Three suspension structures including the parallel vertical suspension (PVS), the
horizontal parallel suspension (HPS), and the negative stiffness element added
into suspension (NSES) of the driver’s seat are proposed to improve the driver’s
ride comfort of off-road vehicles. Based on the dynamic models of the PVS, HPS,
and NSES established and simulated under the same random excitations of the cab
floor, the effect of the design parameters of the proposed models is analyzed,
and the design parameters are then optimized to evaluate their isolation
performance. The indexes of the root-mean-square (r.m.s) accelerations of the
vertical seat direction, pitching seat angle, and rolling seat angle are used as
the objective functions. The study results indicate that the dynamic parameters
of the PVS, HPS, and NSES greatly affect the driver’s ride comfort while their
geometrical dimensions insignificantly affect the driver’s ride comfort.

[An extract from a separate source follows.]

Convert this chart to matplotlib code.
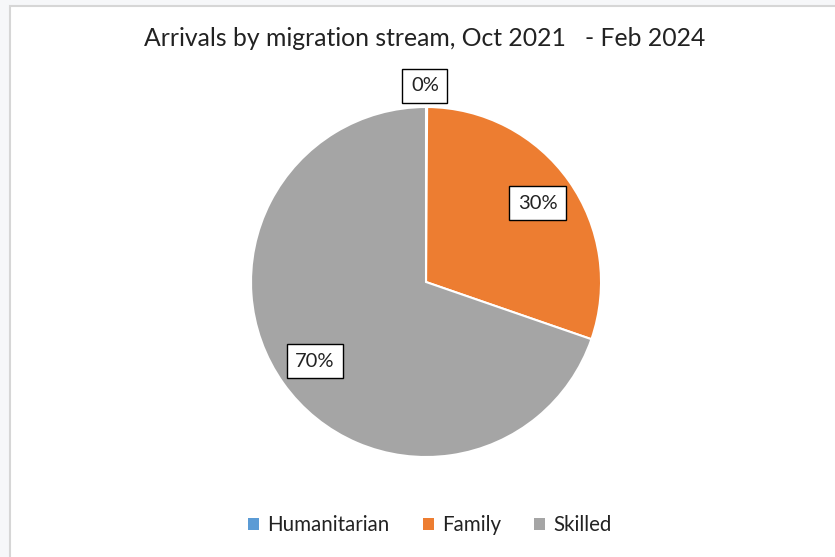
import numpy as np
import matplotlib.pyplot as plt
from matplotlib.patches import Rectangle, Patch

# data (percent of arrivals)
streams = ["Humanitarian", "Family", "Skilled"]
shares = [0.1, 30.2, 69.7]
colors = ["#5B9BD5", "#ED7D31", "#A5A5A5"]
title = "Arrivals by migration stream, Oct 2021   - Feb 2024"

plt.rcParams["font.family"] = ["Lato", "DejaVu Sans"]

fig = plt.figure(figsize=(8.35, 5.57), dpi=100)
fig.patch.set_facecolor("#F6F7F9")
# white chart area with a thin grey frame (left/top edges visible)
fig.patches.append(Rectangle((10 / 835, -0.05), 1.1, 1.05 - 6 / 557,
                             transform=fig.transFigure, facecolor="white",
                             edgecolor="#D6D6D6", linewidth=1.5, zorder=-5))

ax = fig.add_axes([0.3006, 0.1795, 0.4192, 0.6284])
ax.patch.set_visible(False)
wedges, _ = ax.pie(shares, colors=colors, startangle=90, counterclock=False,
                   radius=1.0, wedgeprops=dict(edgecolor="white", linewidth=1.5))
ax.set_xlim(-1, 1)
ax.set_ylim(-1, 1)
ax.set_aspect("equal")
ax.axis("off")

# data labels in boxes, placed along each wedge's mid angle
total = sum(shares)
for w, v in zip(wedges, shares):
    mid = np.deg2rad((w.theta1 + w.theta2) / 2)
    dist = 0.78 if v / total > 0.05 else 1.12
    ax.text(dist * np.cos(mid) - (0.01 if dist > 1 else 0), dist * np.sin(mid),
            f"{v / total * 100:.0f}%",
            ha="center", va="center", fontsize=14.5, color="#222222",
            bbox=dict(boxstyle="square,pad=0.42", facecolor="white",
                      edgecolor="black", linewidth=1.0))

fig.text(0.508, 1 - 38 / 557, title, ha="center", va="center",
         fontsize=17.8, color="#222222")

handles = [Patch(facecolor=c, edgecolor="none") for c in colors]
fig.legend(handles, streams, loc="center", bbox_to_anchor=(0.515, 1 - 525 / 557),
           ncol=3, frameon=False, fontsize=14.8, handlelength=0.55, handleheight=0.55,
           handletextpad=0.4, columnspacing=1.6, labelcolor="#222222")

fig.savefig("out.png", dpi=100, facecolor=fig.get_facecolor())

With
the dynamic parameters of the PVS, HPS, and NSES optimized, the r.m.s seat
acceleration in the vertical direction with the NSES is strongly reduced by
74.0% in comparison with the HPS; while the r.m.s accelerations of the pitching
seat angle and rolling seat angle with the PVS are greatly decreased by 99.1%
and 99.8% compared to the NSES. Therefore, the ride comfort of the driver’s seat
is remarkably improved by using the NSES while the driver’s seat shaking is
obviously ameliorated by using the PVS. To enhance the ride comfort and reduce
the shaking of the driver’s seat, a combination of the PVS and NSES should be
applied to the seat suspension of off-road vehicles.